Another critical aspect is the optimization of active power control in solar inverters. PV generation units are commonly modeled as controlled current sources in international electromechanical transient simulations. In this model, the active and reactive power of solar inverters are decoupled for control. The reactive power control section can receive dynamic reactive power control commands from the PV plant’s reactive power control system, calculating the reactive reference current \( I_{qcmd} \) based on the reactive control strategy. The implementation involves variables such as \( Q_{gen} \) (measured reactive power), \( V_{max} \) and \( V_{min} \) (maximum and minimum terminal voltages of the PV unit), and the reactive power reference value \( Q_{cmd} \), which is dynamically assigned by the PV plant’s reactive power control system according to the operating state and reactive regulation margin of each solar inverter. Additionally, the thresholds for the reactive reference current \( I_{qcmd} \), denoted as \( I_{q}^{max} \) and \( I_{q}^{min} \), are output by the converter current limiting calculation module, with \( K_{Qi} \) and \( K_{Vi} \) serving as reactive control parameters.

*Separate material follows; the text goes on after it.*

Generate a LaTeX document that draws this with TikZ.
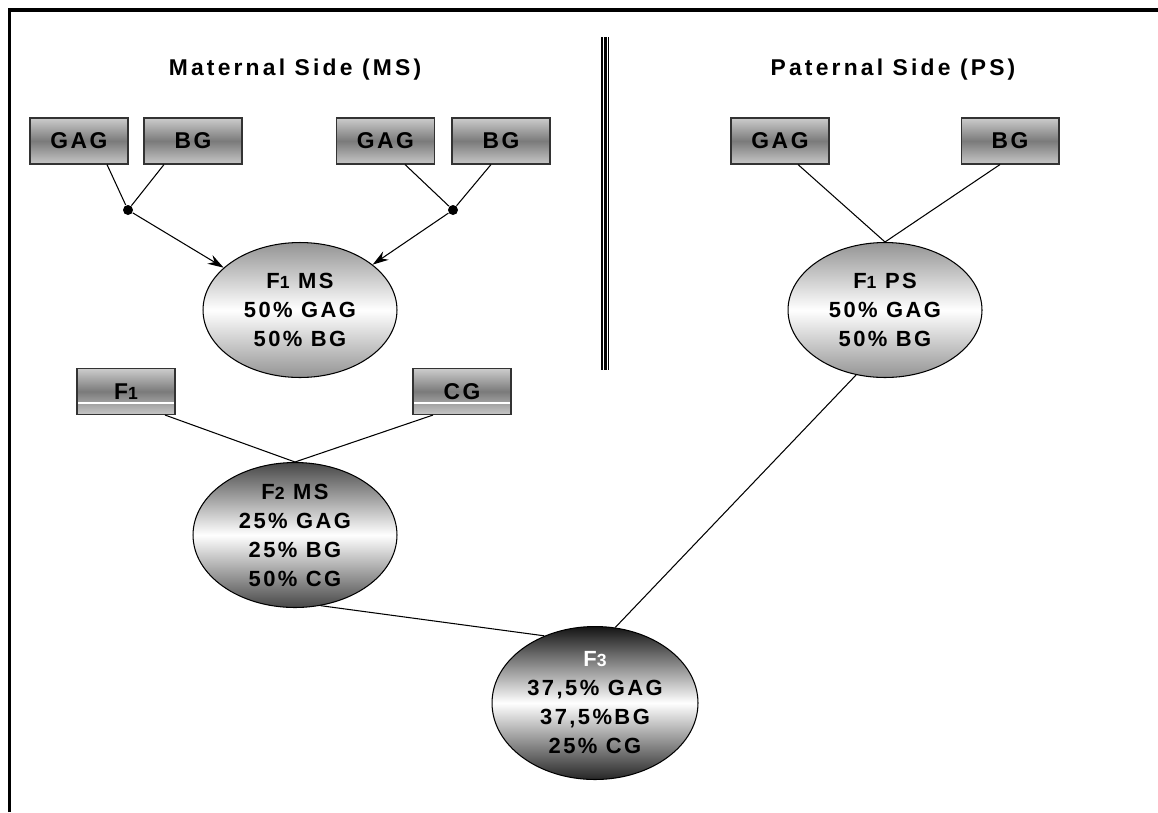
\documentclass[tikz,border=0pt]{standalone}
\usepackage{fontspec}
\setmainfont{Liberation Sans}
\newfontfamily\diagfont{Liberation Sans}[LetterSpace=11]
\newfontfamily\titlefont{Liberation Sans}[LetterSpace=14]
\usepackage{tikz}
\usetikzlibrary{positioning,shapes,arrows.meta,calc}

\newcommand{\gen}[1]{{\fontsize{10}{10}\selectfont #1}}

\tikzset{
  gbox/.style={draw=black!80, top color=black!20, bottom color=black!22, middle color=black!52,
    minimum width=1.96cm, minimum height=0.92cm, inner sep=0pt,
    font=\diagfont\bfseries\fontsize{13}{14}\selectfont},
  gboxline/.style={gbox, path picture={\draw[white, line width=0.8pt]
    ([yshift=-0.23cm]path picture bounding box.west) -- ([yshift=-0.23cm]path picture bounding box.east);}},
  cross/.style={draw=black, ellipse, inner sep=0pt, align=center,
    font=\diagfont\bfseries\fontsize{12.5}{16.5}\selectfont},
  crossdot/.style={circle, fill=black, minimum size=0.2cm, inner sep=0pt},
  sidetitle/.style={font=\titlefont\bfseries\fontsize{13}{15}\selectfont}
}

\begin{document}
\begin{tikzpicture}[x=0.02cm, y=-0.02cm, >={Stealth[length=3.2mm, width=2mm]}, line width=0.6pt]
    \useasboundingbox (0,0) rectangle (1158,812);
    % outer frame (cut at right and bottom)
    \draw[line width=1.8pt] (9.5,812) -- (9.5,10) -- (1158,10);

    % divider between the two sides
    \draw[line width=1.1pt] (602,37) -- (602,370);
    \draw[line width=1.9pt] (605.5,37) -- (605.5,370);
    \draw[line width=0.7pt] (608.6,37) -- (608.6,370);

    % titles
    \node[sidetitle] (mstitle) at (295,70) {Maternal Side (MS)};
    \node[sidetitle] (pstitle) at (893,70) {Paternal Side (PS)};

    % maternal parents
    \node[gbox] (gagA) at (79,141) {GAG};
    \node[gbox] (bgA) at (193,141) {BG};
    \node[gbox] (gagB) at (385.5,141) {GAG};
    \node[gbox] (bgB) at (501,141) {BG};
    \node[crossdot] (dotA) at (128,210) {};
    \node[crossdot] (dotB) at (453,210) {};

    % F1 maternal side
    \node[cross, minimum width=3.88cm, minimum height=2.7cm,
      top color=black!42, bottom color=black!42, middle color=white] (fms) at (300,310)
      {F\gen{1} MS\\50\% GAG\\50\% BG};

    \draw ([xshift=0.56cm]gagA.south) -- (dotA);
    \draw ([xshift=-0.58cm]bgA.south) -- (dotA);
    \draw ([xshift=0.39cm]gagB.south) -- (dotB);
    \draw ([xshift=-0.2cm]bgB.south) -- (dotB);
    \draw[->] (dotA) -- (fms.151);
    \draw[->] (dotB) -- (fms.32);

    % paternal side
    \node[gbox] (gagP) at (780,141) {GAG};
    \node[gbox] (bgP) at (1010,141) {BG};
    \node[cross, minimum width=3.88cm, minimum height=2.7cm,
      top color=black!42, bottom color=black!42, middle color=white] (fps) at (885,310)
      {F\gen{1} PS\\50\% GAG\\50\% BG};
    \draw ([xshift=0.36cm]gagP.south) -- (fps.north);
    \draw ([xshift=-0.2cm]bgP.south) -- (fps.north);

    % F2 maternal side
    \node[gboxline] (fone) at (126,391.5) {F\gen{1}};
    \node[gboxline] (cgA) at (462,391.5) {CG};
    \node[cross, minimum width=4.08cm, minimum height=2.7cm,
      top color=black!72, bottom color=black!72, middle color=white] (ftwo) at (295,535)
      {F\gen{2} MS\\25\% GAG\\25\% BG\\50\% CG};
    \draw ([xshift=0.78cm]fone.south) -- (ftwo.north);
    \draw ([xshift=-0.58cm]cgA.south) -- (ftwo.north);

    % F3
    \node[cross, minimum width=4.12cm, minimum height=3.06cm,
      top color=black!92, bottom color=black!85, middle color=white] (fthree) at (595,703)
      {\textcolor{white}{F\gen{3}}\\37,5\% GAG\\37,5\%BG\\25\% CG};
    \draw (ftwo.-70) -- (fthree.127);
    \draw (fps.246) -- (fthree.75);
\end{tikzpicture}
\end{document}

For MPPT in aging solar inverters, early engineering applications often utilized the hill-climbing method due to its simplicity and convenience. However, with advancements in PV technology and the enhanced performance of digital signal processing (DSP), more sophisticated techniques have become feasible for engineering use. The variable-step perturbation and observation MPPT algorithm introduces a variable-step coefficient \( N \). As the system approaches the maximum power point, the derivative of output power with respect to PV array voltage \( \frac{dP}{dU} \) decreases. To minimize voltage oscillations near the maximum power point—thereby improving the stability and energy efficiency of the grid-connected PV system—the voltage reference value in the variable-step perturbation and observation algorithm can be calculated as follows:
$$ U_{ref_{i+1}} = U_{ref_i} + N \left( \frac{dP}{dU} \right) $$
where \( U_{ref_{i+1}} \) and \( U_{ref_i} \) represent the PV array bus voltage references after the \( i+1 \)-th and \( i \)-th perturbations, respectively. The perturbation step size is proportional to the power derivative with respect to voltage, and the step coefficient \( N \) determines the performance of the MPPT algorithm, primarily influencing the system’s rapidity and precision. A diagram of the MPPT algorithm illustrates this process, highlighting the optimization steps for solar inverters.
To validate the proposed schemes, I conducted active power control tests on solar inverters. The tests involved both load reduction and load increase scenarios to evaluate response times, regulation times, steady-state control deviations, and overshoot. For instance, in load reduction tests, the solar inverter’s active power was initially at 1400.2 kW, and the system commanded a reduction to 1200 kW. The solar inverter achieved a maximum active power of 1198.7 kW, completing the first stage. Similar steps were followed for further reductions to 1000 kW, 800 kW, 600 kW, and 400 kW, with the solar inverter consistently meeting targets. In load increase tests, starting from 384.5 kW, commands were given to raise power to 600 kW, 800 kW, 1000 kW, 1200 kW, and 1400 kW, with the solar inverter achieving the desired levels each time. The results, summarized in the table below, confirm that the response time, regulation time, maximum steady-state control deviation, and maximum overshoot all comply with requirements, demonstrating the effectiveness of the enhancements for solar inverters.
| Test No. | Initial Load (kW) | Target Load (kW) | Final Load (kW) | Response Time (s) | Regulation Time (s) | Max Steady-State Control Deviation (%) | Max Overshoot (kW) |
|---|---|---|---|---|---|---|---|
| 1 | 1400.2 | 1200 | 1198.7 | 0.74 | 0.89 | 0.85 | 17.2 |
| 2 | 1193.1 | 1000 | 986.9 | 0.88 | 0.89 | 0.82 | 21.3 |
| 3 | 995.8 | 800 | 785.6 | 0.85 | 0.95 | 0.89 | 39.6 |
| 4 | 783.5 | 600 | 586.7 | 0.86 | 1.67 | 0.93 | 47.4 |
| 5 | 585.7 | 400 | 387.6 | 0.80 | 1.53 | 0.95 | 55.3 |
| 6 | 384.5 | 600 | 584.8 | 0.75 | 1.54 | 0.92 | 26.7 |
| 7 | 586.4 | 800 | 787.4 | 0.74 | 1.53 | 0.88 | 20.4 |
| 8 | 782.2 | 1000 | 990.3 | 0.79 | 1.17 | 0.92 | 17.5 |
| 9 | 984.2 | 1200 | 1193.5 | 0.69 | 0.91 | 0.77 | 14.5 |
| 10 | 1187.5 | 1400 | 1397.6 | 0.98 | 1.21 | 0.43 | 8.5 |
Additionally, by upgrading the software programs and algorithms of solar inverters and optimizing the MPPT strategies, I observed an increase in power generation of approximately 2% to 5% per solar inverter unit. This improvement underscores the potential of algorithm refinements in boosting the efficiency of aging solar inverters.
In conclusion, this study addresses the performance gaps in aging solar inverters within older PV plants, focusing on the impact of regulatory requirements and the inherent limitations of these solar inverters. By identifying key factors that fail to meet grid-connected standards and prioritizing optimizations in response speed and MPPT, I have developed effective solutions to enhance performance. The implementation, centered on control algorithms and response times, has successfully improved the grid adaptability of aging solar inverters and increased the overall power generation of PV plants. This approach demonstrates the importance of continuous innovation in solar inverter technology to support grid stability and renewable energy integration.